Saskatoon Chamber of Commerce CEO Jason Aebig says as of December, there were 30 retail cannabis stores spread across the city, with nine more pending approval to open. And 30 per cent of all cannabis retail stores in the province are in Saskatoon, he said.

“When legal recreational cannabis was introduced, the concept was that the free market itself would sort out supply and demand. There were initially restrictions on the number of retail outlets that could operate in Saskatoon and that's since been lifted.

“The City of Saskatoon just recently reduced the cost of new licenses for cannabis retail stores from $4,500 to $500. So right now there are fewer barriers than ever to enter this market.”

University of Regina associate professor of economics Jason Childs says he doesn’t see the market in Saskatoon as being oversaturated now, but it might be getting to that point soon.

“Is it oversaturation, or is it just the world has changed around the business? That's always really hard to say. Consumers want what they want, and if you're not providing it, the business is going to fail.
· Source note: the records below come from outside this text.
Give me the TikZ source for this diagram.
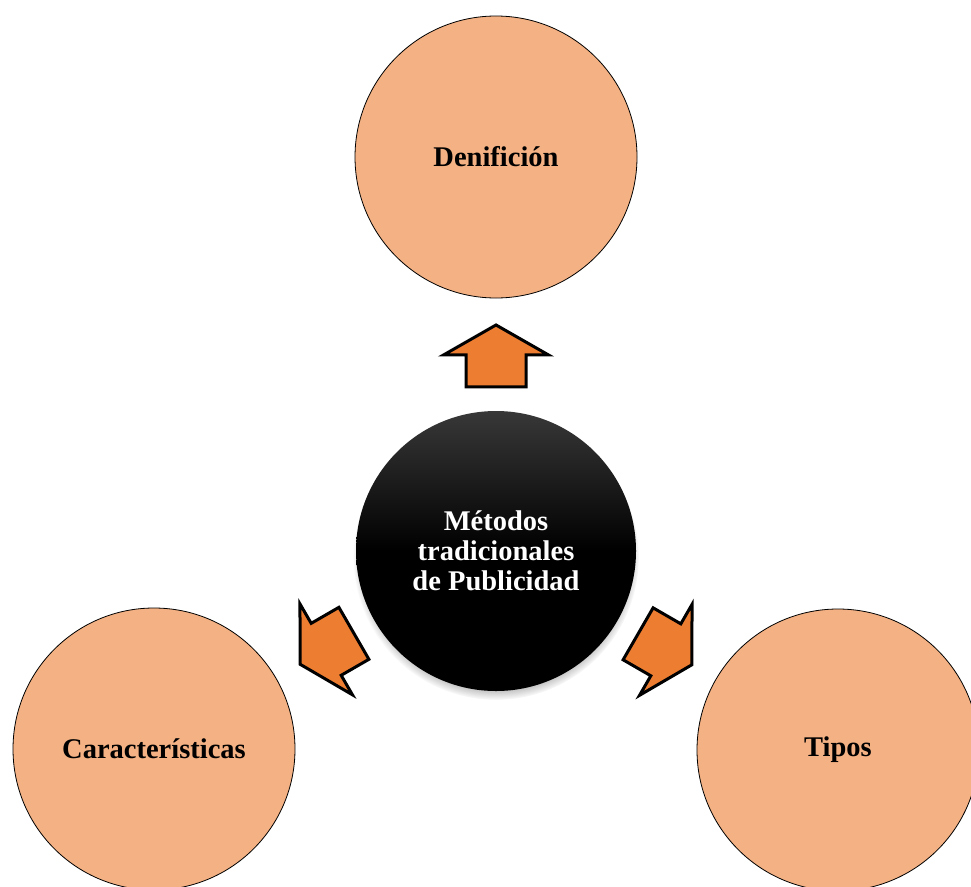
\documentclass[tikz,border=0pt]{standalone}
\usepackage{fontspec}
\setmainfont{Liberation Serif}
\usepackage{tikz}
\usetikzlibrary{calc,shadows}
\definecolor{petalfill}{HTML}{F4B183}
\definecolor{arrowfill}{HTML}{ED7D31}
\tikzset{
  petal/.style={circle, draw, line width=0.8pt, fill=petalfill, minimum size=282pt, inner sep=0pt,
    font=\bfseries\fontsize{28.5}{30}\selectfont},
  hub/.style={circle, minimum size=280pt, inner sep=0pt, top color=black!78, bottom color=black,
    middle color=black, circular drop shadow={shadow xshift=0pt, shadow yshift=-6pt, shadow scale=1.02},
    text=white, align=center, font=\bfseries\fontsize{28.5}{30}\selectfont},
  pics/blockarrow/.style={code={
    \draw[line width=3pt, line join=miter, fill=arrowfill]
      (0,-31) -- (52.5,-1) -- (30,-1) -- (30,31) -- (-30,31) -- (-30,-1) -- (-52.5,-1) -- cycle;
  }},
  every picture/.style={line cap=round, line join=round}
}

\begin{document}
\begin{tikzpicture}[x=1pt,y=-1pt]
  \useasboundingbox (0,0) rectangle (971,886);
  \clip (0,0) rectangle (971,886);

  % outer circles
  \node[petal] (def) at (496,157) {Denifición};
  \node[petal] (car) at (154,749) {Características};
  \node[petal] (tip) at (838,750) {Tipos};

  % centre
  \node[hub] (hub) at (496,551) {Métodos\\tradicionales\\de Publicidad};

  % arrows
  \pic at ($(hub.center)!0.495!(def.center)$) {blockarrow};
  \pic[rotate=120] at ($(hub.center)!0.494!(car.center)$) {blockarrow};
  \pic[rotate=-120] at ($(hub.center)!0.494!(tip.center)$) {blockarrow};
\end{tikzpicture}
\end{document}
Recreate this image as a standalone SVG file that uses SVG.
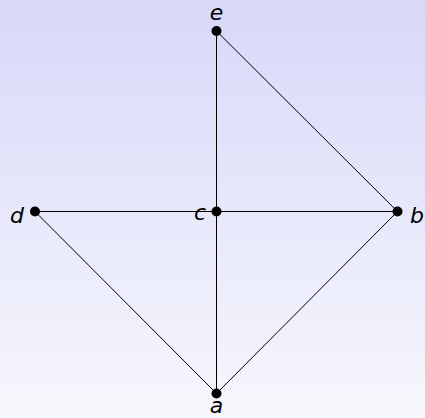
<svg xmlns="http://www.w3.org/2000/svg" width="425" height="418" viewBox="0 0 425 418">
<defs>
<linearGradient id="bg" x1="0" y1="0" x2="0" y2="1">
<stop offset="0" stop-color="#d7d8f8"/>
<stop offset="1" stop-color="#f7f7fd"/>
</linearGradient>
<style>
.edge{stroke:#000;stroke-width:1;fill:none}
.dot{fill:#000}
.lbl{font-family:"DejaVu Sans",sans-serif;font-style:oblique;font-size:22px;fill:#000}
</style>
</defs>
<rect width="425" height="418" fill="url(#bg)"/>
<g id="connectors">
<line class="edge" x1="216.5" y1="31" x2="216.5" y2="393.5"/>
<line class="edge" x1="35" y1="211.5" x2="397.5" y2="211.5"/>
<line class="edge" x1="216.5" y1="31" x2="397.5" y2="211.5"/>
<line class="edge" x1="35" y1="211.5" x2="216.5" y2="393.5"/>
<line class="edge" x1="397.5" y1="211.5" x2="216.5" y2="393.5"/>
</g>
<g id="node-e"><circle class="dot" cx="216.5" cy="31" r="5"/><text class="lbl" x="216.5" y="20" text-anchor="middle">e</text></g>
<g id="node-c"><circle class="dot" cx="216.5" cy="211.5" r="5"/><text class="lbl" x="206" y="220" text-anchor="end">c</text></g>
<g id="node-d"><circle class="dot" cx="35" cy="211.5" r="5"/><text class="lbl" x="24" y="223" text-anchor="end">d</text></g>
<g id="node-b"><circle class="dot" cx="397.5" cy="211.5" r="5"/><text class="lbl" x="410" y="223">b</text></g>
<g id="node-a"><circle class="dot" cx="216.5" cy="393.5" r="5"/><text class="lbl" x="216.5" y="413" text-anchor="middle">a</text></g>
</svg>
“This happens all the time with any business, particularly a retail or public-facing business. The market changes, preferences shift, and because people are now able to get both in one place, whereas if he was just selling paraphernalia that wasn't the case, then why would I buy from him and make an extra stop when I can buy the same product and my cannabis in the same store?”

That doesn’t take any of the sting out of deciding to shut down a business for Lundstrom.

“Heavily disappointed. I mean, I spent the last 14 years doing this and it's been my dream. So who wouldn't be disappointed to watch their dream crumble and fall,” he said, adding that he doesn’t see business picking up.